El euro merece  una atención aparte. Mucho se ha escrito sobre la crisis del euro. Yo sólo remarcaré tres cuestiones que me parecen importantes de ese debate. La primera es, como afirma Pisani-Ferry, que con el euro los Estados entraron “en un nuevo mundo sin tener plena conciencia de ello”. Segundo, que el motor de su creación fue más político que económico. Y tercero, que fue defectuoso porque no se crearon las instituciones necesarias para su gestión, y que además ha tenido mala suerte, porque su primera gran crisis ha coincidido con la crisis mundial más grande desde los años veinte, con la Gran Depresión.

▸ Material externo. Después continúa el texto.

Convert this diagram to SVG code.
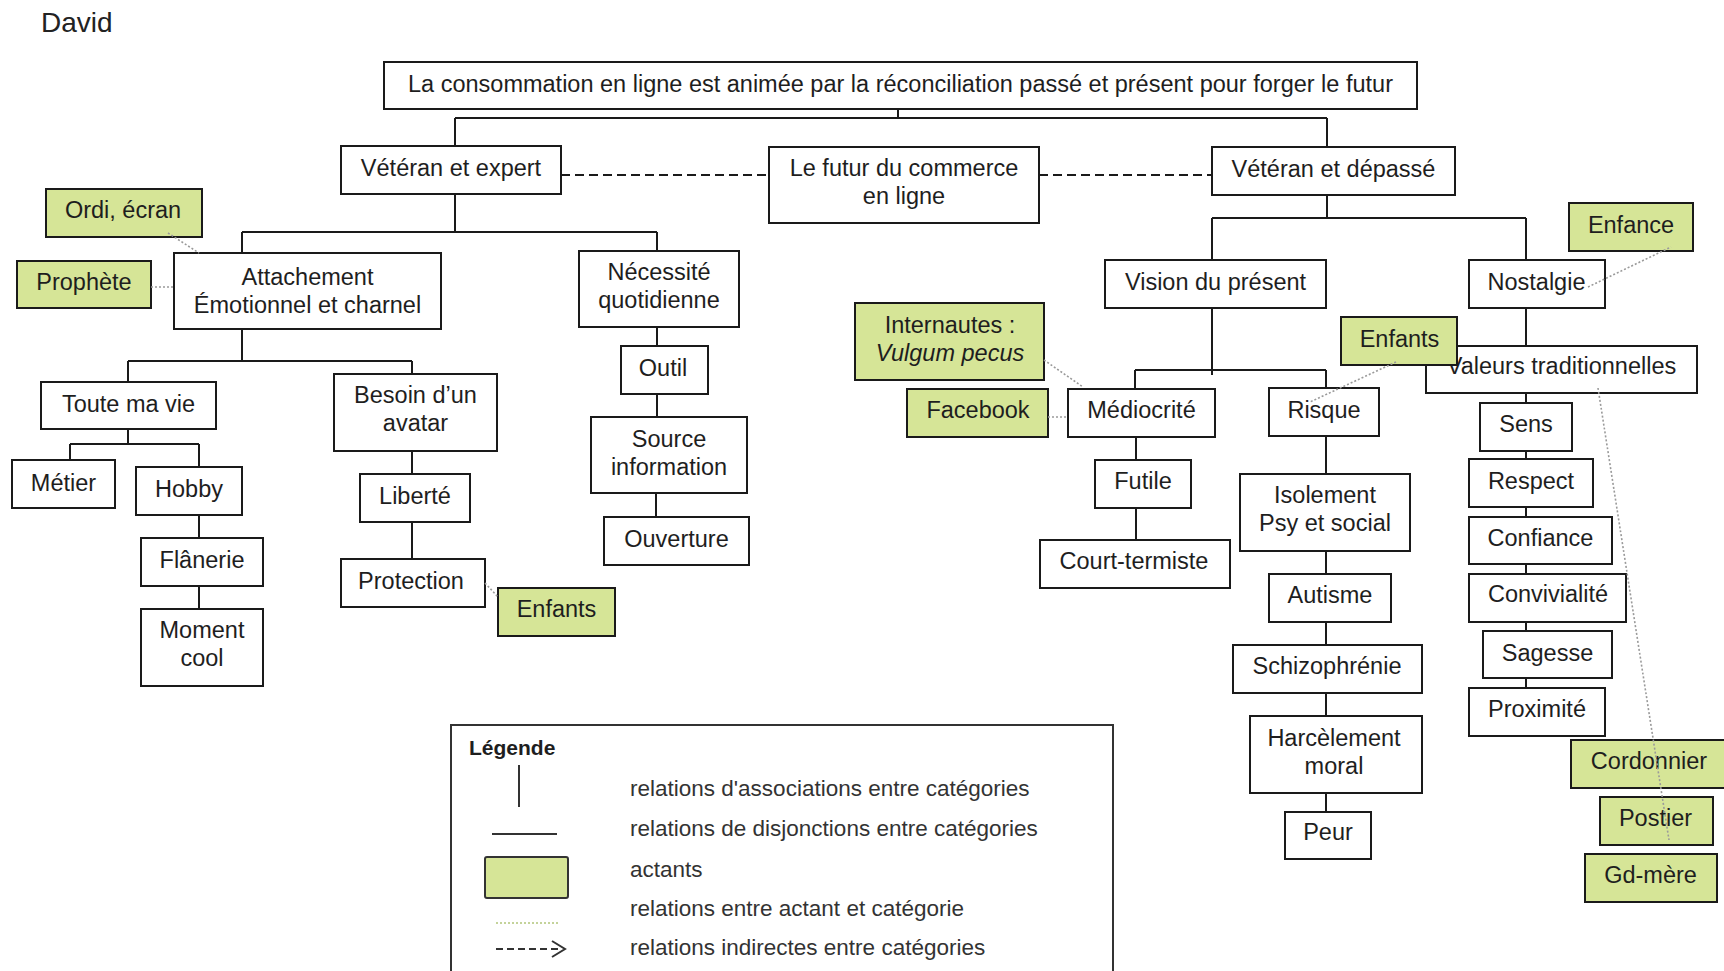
<svg xmlns="http://www.w3.org/2000/svg" width="1724" height="971" viewBox="0 0 1724 971">
<style>
  .box { fill: #ffffff; stroke: #1a1a1a; stroke-width: 2; }
  .act { fill: #d6e597; stroke: #1a1a1a; stroke-width: 2; }
  .t { font-family: "Liberation Sans", Arial, sans-serif; font-size: 23.5px; fill: #1e1e1e; text-anchor: middle; }
  .it { font-style: italic; }
  .line { fill: none; stroke: #1a1a1a; stroke-width: 2; }
  .dash { fill: none; stroke: #1a1a1a; stroke-width: 2; stroke-dasharray: 9 5; }
  .dot { fill: none; stroke: #9a9a9a; stroke-width: 1.6; stroke-dasharray: 2 2; }
  .lg { font-family: "Liberation Sans", Arial, sans-serif; font-size: 22.5px; fill: #333333; }
</style>
<rect width="1724" height="971" fill="#ffffff"/>
<text x="41" y="32" font-family="Liberation Sans, Arial, sans-serif" font-size="28" fill="#222222">David</text>

<g id="nodes">
  <g id="n-top"><rect class="box" x="384" y="62" width="1033" height="47"/><text class="t" x="900.5" y="92">La consommation en ligne est animée par la réconciliation passé et présent pour forger le futur</text></g>
  <g id="n-vexp"><rect class="box" x="341" y="146" width="220" height="48"/><text class="t" x="451" y="176">Vétéran et expert</text></g>
  <g id="n-futur"><rect class="box" x="769" y="147" width="270" height="76"/><text class="t" x="904" y="176">Le futur du commerce</text><text class="t" x="904" y="204">en ligne</text></g>
  <g id="n-vdep"><rect class="box" x="1212" y="147" width="243" height="48"/><text class="t" x="1333.5" y="177">Vétéran et dépassé</text></g>
  <g id="n-attach"><rect class="box" x="174" y="253" width="267" height="76"/><text class="t" x="307.5" y="285">Attachement</text><text class="t" x="307.5" y="313">Émotionnel et charnel</text></g>
  <g id="n-neces"><rect class="box" x="579" y="251" width="160" height="76"/><text class="t" x="659" y="280">Nécessité</text><text class="t" x="659" y="308">quotidienne</text></g>
  <g id="n-toute"><rect class="box" x="41" y="382" width="175" height="47"/><text class="t" x="128.5" y="412">Toute ma vie</text></g>
  <g id="n-besoin"><rect class="box" x="334" y="374" width="163" height="77"/><text class="t" x="415.5" y="403">Besoin d’un</text><text class="t" x="415.5" y="431">avatar</text></g>
  <g id="n-metier"><rect class="box" x="12" y="460" width="103" height="48"/><text class="t" x="63.5" y="491">Métier</text></g>
  <g id="n-hobby"><rect class="box" x="136" y="467" width="106" height="48"/><text class="t" x="189" y="497">Hobby</text></g>
  <g id="n-flanerie"><rect class="box" x="141" y="538" width="122" height="48"/><text class="t" x="202" y="568">Flânerie</text></g>
  <g id="n-moment"><rect class="box" x="141" y="609" width="122" height="77"/><text class="t" x="202" y="638">Moment</text><text class="t" x="202" y="666">cool</text></g>
  <g id="n-liberte"><rect class="box" x="360" y="474" width="110" height="48"/><text class="t" x="415" y="504">Liberté</text></g>
  <g id="n-protection"><rect class="box" x="341" y="559" width="144" height="48"/><text class="t" x="411" y="589">Protection</text></g>
  <g id="n-outil"><rect class="box" x="621" y="346" width="87" height="48"/><text class="t" x="663" y="376">Outil</text></g>
  <g id="n-source"><rect class="box" x="591" y="417" width="156" height="76"/><text class="t" x="669" y="447">Source</text><text class="t" x="669" y="475">information</text></g>
  <g id="n-ouverture"><rect class="box" x="604" y="517" width="145" height="48"/><text class="t" x="676.5" y="547">Ouverture</text></g>
  <g id="n-vision"><rect class="box" x="1105" y="260" width="221" height="48"/><text class="t" x="1215.5" y="290">Vision du présent</text></g>
  <g id="n-nostalgie"><rect class="box" x="1469" y="260" width="136" height="48"/><text class="t" x="1536.5" y="290">Nostalgie</text></g>
  <g id="n-mediocrite"><rect class="box" x="1068" y="389" width="147" height="48"/><text class="t" x="1141.5" y="418">Médiocrité</text></g>
  <g id="n-futile"><rect class="box" x="1095" y="460" width="96" height="48"/><text class="t" x="1143" y="489">Futile</text></g>
  <g id="n-court"><rect class="box" x="1040" y="540" width="190" height="48"/><text class="t" x="1134" y="569">Court-termiste</text></g>
  <g id="n-risque"><rect class="box" x="1269" y="388" width="110" height="48"/><text class="t" x="1324" y="418">Risque</text></g>
  <g id="n-isolement"><rect class="box" x="1240" y="474" width="170" height="77"/><text class="t" x="1325" y="503">Isolement</text><text class="t" x="1325" y="531">Psy et social</text></g>
  <g id="n-autisme"><rect class="box" x="1269" y="574" width="122" height="48"/><text class="t" x="1330" y="603">Autisme</text></g>
  <g id="n-schizo"><rect class="box" x="1233" y="645" width="189" height="48"/><text class="t" x="1327" y="674">Schizophrénie</text></g>
  <g id="n-harcel"><rect class="box" x="1250" y="716" width="172" height="77"/><text class="t" x="1334" y="746">Harcèlement</text><text class="t" x="1334" y="774">moral</text></g>
  <g id="n-peur"><rect class="box" x="1285" y="812" width="86" height="47"/><text class="t" x="1328" y="840">Peur</text></g>
  <g id="n-valeurs"><rect class="box" x="1426" y="346" width="271" height="47"/><text class="t" x="1561.5" y="374">Valeurs traditionnelles</text></g>
  <g id="n-sens"><rect class="box" x="1480" y="403" width="92" height="48"/><text class="t" x="1526" y="432">Sens</text></g>
  <g id="n-respect"><rect class="box" x="1469" y="459" width="124" height="48"/><text class="t" x="1531" y="489">Respect</text></g>
  <g id="n-confiance"><rect class="box" x="1469" y="517" width="143" height="47"/><text class="t" x="1540.5" y="546">Confiance</text></g>
  <g id="n-convivialite"><rect class="box" x="1469" y="574" width="157" height="48"/><text class="t" x="1548" y="602">Convivialité</text></g>
  <g id="n-sagesse"><rect class="box" x="1483" y="631" width="129" height="47"/><text class="t" x="1547.5" y="661">Sagesse</text></g>
  <g id="n-proximite"><rect class="box" x="1469" y="688" width="136" height="48"/><text class="t" x="1537" y="717">Proximité</text></g>

  <g id="a-ordi"><rect class="act" x="46" y="189" width="156" height="48"/><text class="t" x="123" y="218">Ordi, écran</text></g>
  <g id="a-prophete"><rect class="act" x="17" y="261" width="134" height="47"/><text class="t" x="84" y="290">Prophète</text></g>
  <g id="a-enfants1"><rect class="act" x="498" y="588" width="117" height="48"/><text class="t" x="556.5" y="617">Enfants</text></g>
  <g id="a-internautes"><rect class="act" x="855" y="303" width="189" height="77"/><text class="t" x="950" y="333">Internautes :</text><text class="t it" x="950" y="361">Vulgum pecus</text></g>
  <g id="a-facebook"><rect class="act" x="907" y="389" width="141" height="48"/><text class="t" x="978" y="418">Facebook</text></g>
  <g id="a-enfance"><rect class="act" x="1569" y="203" width="124" height="48"/><text class="t" x="1631" y="233">Enfance</text></g>
  <g id="a-enfants2"><rect class="act" x="1341" y="317" width="116" height="48"/><text class="t" x="1399.5" y="347">Enfants</text></g>
  <g id="a-cordonnier"><rect class="act" x="1571" y="740" width="165" height="48"/><text class="t" x="1649" y="769">Cordonnier</text></g>
  <g id="a-postier"><rect class="act" x="1600" y="797" width="113" height="48"/><text class="t" x="1655.5" y="826">Postier</text></g>
  <g id="a-gdmere"><rect class="act" x="1585" y="854" width="132" height="48"/><text class="t" x="1650.5" y="883">Gd-mère</text></g>
</g>

<g id="connectors">
  <path class="line" d="M898,109 V118 M455,118 H1327 M455,118 V146 M1327,118 V147"/>
  <path class="dash" d="M561,175 H769 M1039,175 H1212"/>
  <path class="line" d="M455,194 V232 M242,232 H657 M242,232 V253 M657,232 V251"/>
  <path class="line" d="M242,329 V361 M128,361 H412 M128,361 V382 M412,361 V374"/>
  <path class="line" d="M128,429 V444 M70,444 H199 M70,444 V460 M199,444 V467"/>
  <path class="line" d="M199,515 V538 M199,586 V609"/>
  <path class="line" d="M412,451 V474 M412,522 V559"/>
  <path class="line" d="M657,327 V346 M657,394 V417 M656,493 V517"/>
  <path class="line" d="M1327,195 V218 M1212,218 H1526 M1212,218 V260 M1526,218 V260"/>
  <path class="line" d="M1212,308 V375 M1135,370 H1326 M1135,370 V389 M1326,370 V388"/>
  <path class="line" d="M1136,437 V460 M1136,508 V540"/>
  <path class="line" d="M1326,436 V474 M1326,551 V574 M1326,622 V645 M1326,693 V716 M1326,793 V812"/>
  <path class="line" d="M1526,308 V346 M1526,393 V403 M1526,451 V459 M1526,507 V517 M1526,564 V574 M1526,622 V631 M1526,678 V688"/>
  <path class="dot" d="M168,233 L199,253"/>
  <path class="dot" d="M151,287 H174"/>
  <path class="dot" d="M485,583 L498,597"/>
  <path class="dot" d="M1044,360 L1083,387"/>
  <path class="dot" d="M1048,417 H1068"/>
  <path class="dot" d="M1396,362 L1310,402"/>
  <path class="dot" d="M1588,287 L1671,247"/>
  <path class="dot" d="M1598,388 L1669,840"/>
</g>

<g id="legend">
  <rect x="451" y="725" width="662" height="270" fill="#ffffff" stroke="#333333" stroke-width="2"/>
  <text x="469" y="755" font-family="Liberation Sans, Arial, sans-serif" font-size="21" font-weight="bold" fill="#1e1e1e">Légende</text>
  <line x1="519" y1="765" x2="519" y2="807" stroke="#333333" stroke-width="2"/>
  <line x1="492" y1="834" x2="557" y2="834" stroke="#333333" stroke-width="2"/>
  <rect x="485" y="857" width="83" height="41" rx="2" fill="#d6e597" stroke="#333333" stroke-width="2"/>
  <line x1="496" y1="923" x2="559" y2="923" stroke="#c4d39a" stroke-width="2" stroke-dasharray="2 2"/>
  <line x1="496" y1="949" x2="560" y2="949" stroke="#333333" stroke-width="2" stroke-dasharray="7 4"/>
  <polyline points="552,941 565,949 552,957" fill="none" stroke="#333333" stroke-width="2"/>
  <text class="lg" x="630" y="796">relations d'associations entre catégories</text>
  <text class="lg" x="630" y="836">relations de disjonctions entre catégories</text>
  <text class="lg" x="630" y="877">actants</text>
  <text class="lg" x="630" y="916">relations entre actant et catégorie</text>
  <text class="lg" x="630" y="955">relations indirectes entre catégories</text>
</g>
</svg>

No obstante, el euro se ha salvado. Se han creado nuevos mecanismos de gobernabilidad económica, que como una buena parte de las decisiones del Consejo Europeo se han tomado de una manera lenta, a veces en el borde del abismo, y todavía insuficientes. No obstante, la crisis económica no ha desaparecido. Su manifestación más clara son  el desempleo y el pago de la deuda.

Estos cinco años de crisis han dejado a la UE en una situación que podíamos resumir en seis puntos, a los que tendrán que hacer frente la instituciones europeas, los Estados miembros y los ciudadanos proeuropeos si se quiere que el deterioro no sea irreparable.

1. El apoyo ciudadano a la integración se encuentra en mínimos históricos. El descontento hacia las políticas europeas y la desconfianza hacia la Unión han aumentado.

2. La cohesión interna ha disminuido. La Unión Europea se ha fragmentado: parecen volver la desconfianza entre países y el desarrollo de los estereotipos negativos entre ciudadanos miembros de los Estados, según se sitúen en el norte o en el sur de Europa.

3. Las políticas de austeridad están teniendo efectos devastadores para el conjunto de la UE, pero sobre todo para los países del Sur.

4. Se ha roto el equilibrio de poder entre los Estados, a favor de Alemania.

5. El “consenso permisivo” hacia la integración se ha deteriorado. Parece que lo único que mantiene unida a la UE es el miedo.

6. El “sueño europeo”, con su modelo económico, social y político, específico está siendo profundamente erosionado y puesto en cuestión en aspectos importantes.